Debat Abadi: Diaduk vs Tidak Diaduk
Perdebatan ini tidak bisa dihindari dan telah menjadi budaya populer. Bahkan dalam polling yang dilakukan akun Twitter @FOODFESS pada 2022, sebanyak:
- 58% responden mengaku mengaduk bubur terlebih dahulu,
- sementara 42% lebih memilih menikmatinya per lapis.
Psikolog makanan, Alissa Nutriani, dalam wawancara dengan Kompas.com menyebut bahwa cara seseorang menikmati bubur bisa menggambarkan gaya pengambilan keputusan: apakah tipe menyeluruh (diaduk) atau bertahap (tidak diaduk).
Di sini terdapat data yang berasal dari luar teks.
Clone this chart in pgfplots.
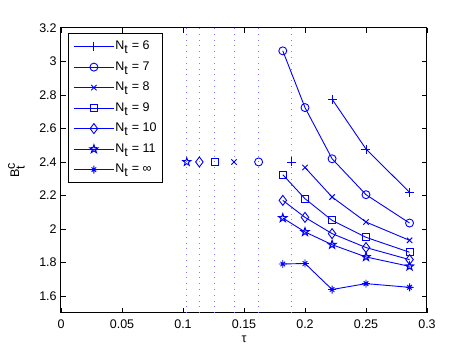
\documentclass[border=0pt]{standalone}
\usepackage{fontspec}
\setmainfont{Liberation Sans}
\usepackage{pgfplots}
\pgfplotsset{compat=1.18}
\definecolor{mblue}{RGB}{0,0,255}

% MATLAB-like pentagram and 8-spoke asterisk
\pgfdeclareplotmark{pentagram}{%
  \pgfpathmoveto{\pgfpointpolar{90}{\pgfplotmarksize}}%
  \pgfpathlineto{\pgfpointpolar{126}{0.4\pgfplotmarksize}}%
  \pgfpathlineto{\pgfpointpolar{162}{\pgfplotmarksize}}%
  \pgfpathlineto{\pgfpointpolar{198}{0.4\pgfplotmarksize}}%
  \pgfpathlineto{\pgfpointpolar{234}{\pgfplotmarksize}}%
  \pgfpathlineto{\pgfpointpolar{270}{0.4\pgfplotmarksize}}%
  \pgfpathlineto{\pgfpointpolar{306}{\pgfplotmarksize}}%
  \pgfpathlineto{\pgfpointpolar{342}{0.4\pgfplotmarksize}}%
  \pgfpathlineto{\pgfpointpolar{18}{\pgfplotmarksize}}%
  \pgfpathlineto{\pgfpointpolar{54}{0.4\pgfplotmarksize}}%
  \pgfpathclose
  \pgfusepathqstroke}
\pgfdeclareplotmark{mstar}{%
  \pgfpathmoveto{\pgfpointpolar{0}{\pgfplotmarksize}}%
  \pgfpathlineto{\pgfpointpolar{180}{\pgfplotmarksize}}%
  \pgfpathmoveto{\pgfpointpolar{90}{\pgfplotmarksize}}%
  \pgfpathlineto{\pgfpointpolar{270}{\pgfplotmarksize}}%
  \pgfpathmoveto{\pgfpointpolar{45}{0.8\pgfplotmarksize}}%
  \pgfpathlineto{\pgfpointpolar{225}{0.8\pgfplotmarksize}}%
  \pgfpathmoveto{\pgfpointpolar{135}{0.8\pgfplotmarksize}}%
  \pgfpathlineto{\pgfpointpolar{315}{0.8\pgfplotmarksize}}%
  \pgfusepathqstroke}

\pgfplotstableread{
tau B
0.2222 2.774
0.25 2.477
0.2857 2.219
}\ntsix
\pgfplotstableread{
tau B
0.1818 3.062
0.2 2.724
0.2222 2.419
0.25 2.205
0.2857 2.036
}\ntseven
\pgfplotstableread{
tau B
0.2 2.367
0.2222 2.191
0.25 2.042
0.2857 1.933
}\nteight
\pgfplotstableread{
tau B
0.1818 2.324
0.2 2.181
0.2222 2.052
0.25 1.951
0.2857 1.862
}\ntnine
\pgfplotstableread{
tau B
0.1818 2.171
0.2 2.070
0.2222 1.973
0.25 1.890
0.2857 1.818
}\ntten
\pgfplotstableread{
tau B
0.1818 2.066
0.2 1.983
0.2222 1.907
0.25 1.834
0.2857 1.778
}\nteleven
\pgfplotstableread{
tau B
0.1818 1.792
0.2 1.795
0.2222 1.640
0.25 1.675
0.2857 1.653
}\ntinf

\begin{document}
\begin{tikzpicture}
\fontsize{12.5}{15}\selectfont
\begin{axis}[
    scale only axis,
    width=366pt, height=285.3pt,
    xmin=0, xmax=0.3, ymin=1.5, ymax=3.2,
    xtick={0,0.05,...,0.3},
    ytick={1.6,1.8,...,3.2},
    xticklabels={0,0.05,0.1,0.15,0.2,0.25,0.3},
    yticklabels={1.6,1.8,2,2.2,2.4,2.6,2.8,3,3.2},
    /pgf/number format/assume math mode=true,
    tick align=inside,
    major tick length=5pt,
    axis line style={line width=1pt},
    every tick/.style={black, line width=0.6pt},
    xticklabel style={yshift=-2pt},
    xlabel={τ},
    ylabel={B$_{\textrm{t}}^{\textrm{c}}$},
    xlabel style={yshift=1pt},
    ylabel style={yshift=6pt},
    every axis plot/.append style={mblue, line width=0.9pt, mark options={solid}},
    legend cell align=left,
    legend style={at={(0.019,0.981)}, anchor=north west, draw=black,
        line width=1pt, row sep=6.5pt, inner xsep=5pt, inner ysep=6pt,
        nodes={inner sep=1pt, text height=9pt, text depth=3pt}},
    legend image code/.code={
        \draw[mark repeat=2, mark phase=2]
        plot coordinates {(0pt,0pt) (20pt,0pt) (40pt,0pt)};},
]
% critical tau lines
\addplot[forget plot, line width=0.8pt, mblue!50, dash pattern=on 0.8pt off 5pt] coordinates {(0.1031,1.5) (0.1031,3.2)};
\addplot[forget plot, line width=0.8pt, mblue!50, dash pattern=on 0.8pt off 5pt] coordinates {(0.1134,1.5) (0.1134,3.2)};
\addplot[forget plot, line width=0.8pt, mblue!50, dash pattern=on 0.8pt off 5pt] coordinates {(0.126,1.5) (0.126,3.2)};
\addplot[forget plot, line width=0.8pt, mblue!50, dash pattern=on 0.8pt off 5pt] coordinates {(0.1418,1.5) (0.1418,3.2)};
\addplot[forget plot, line width=0.8pt, mblue!50, dash pattern=on 0.8pt off 5pt] coordinates {(0.162,1.5) (0.162,3.2)};
\addplot[forget plot, line width=0.8pt, mblue!50, dash pattern=on 0.8pt off 5pt] coordinates {(0.189,1.5) (0.189,3.2)};

\addplot[mark=+, mark size=4.5pt] table {\ntsix};
\addlegendentry{N$_{\textrm{t}}$ = 6}
\addplot[mark=o, mark size=4pt] table {\ntseven};
\addlegendentry{N$_{\textrm{t}}$ = 7}
\addplot[mark=x, mark size=3.8pt] table {\nteight};
\addlegendentry{N$_{\textrm{t}}$ = 8}
\addplot[mark=square, mark size=3.5pt] table {\ntnine};
\addlegendentry{N$_{\textrm{t}}$ = 9}
\addplot[mark=diamond, mark size=5pt] table {\ntten};
\addlegendentry{N$_{\textrm{t}}$ = 10}
\addplot[mark=pentagram, mark size=4.2pt, mark options={line width=1.1pt}] table {\nteleven};
\addlegendentry{N$_{\textrm{t}}$ = 11}
\addplot[mark=mstar, mark size=4pt] table {\ntinf};
\addlegendentry{N$_{\textrm{t}}$ = ∞}

% markers at the critical tau
\addplot[forget plot, only marks, mark=+, mark size=4.5pt] coordinates {(0.189,2.4)};
\addplot[forget plot, only marks, mark=o, mark size=4pt] coordinates {(0.162,2.4)};
\addplot[forget plot, only marks, mark=x, mark size=3.8pt] coordinates {(0.1418,2.4)};
\addplot[forget plot, only marks, mark=square, mark size=3.5pt] coordinates {(0.126,2.4)};
\addplot[forget plot, only marks, mark=diamond, mark size=5pt] coordinates {(0.1134,2.4)};
\addplot[forget plot, only marks, mark=pentagram, mark size=4.2pt] coordinates {(0.1031,2.4)};
\coordinate (sw) at (rel axis cs:0,0);
\coordinate (ne) at (rel axis cs:1,1);
\end{axis}
\pgfresetboundingbox
\path ([xshift=-61pt,yshift=-40pt]sw) rectangle ([xshift=44pt,yshift=27.7pt]ne);
\end{tikzpicture}
\end{document}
Bubur Ayam dan Perannya dalam Budaya Makan Nasional
Tak berlebihan jika bubur ayam disebut sebagai salah satu simbol comfort food di Indonesia. Ia menjadi pilihan utama saat sakit, makanan ringan sebelum olahraga, bahkan solusi sarapan anak-anak.
Bahkan dalam survei Nielsen pada 2020, bubur ayam menempati posisi ke-3 makanan sarapan terpopuler di Indonesia, setelah nasi uduk dan nasi kuning.
Bubur Ayam, Simbol Asimilasi dan Adaptasi
Bubur ayam adalah bukti nyata bagaimana budaya kuliner bisa berpindah, beradaptasi, dan menjadi milik bersama. Dari dapur Tiongkok ke warung tenda di gang-gang sempit Jakarta, dari panci kaldu hingga mangkuk plastik di ojek online—bubur ayam terus bertahan karena ia fleksibel, penuh makna, dan selalu bisa diandalkan.
Ayo kita bersama untuk tak hanya sekadar makan bubur ayam, tapi juga menghargai kisah di baliknya. Karena setiap sendok bubur, menyimpan jejak budaya yang layak dihargai.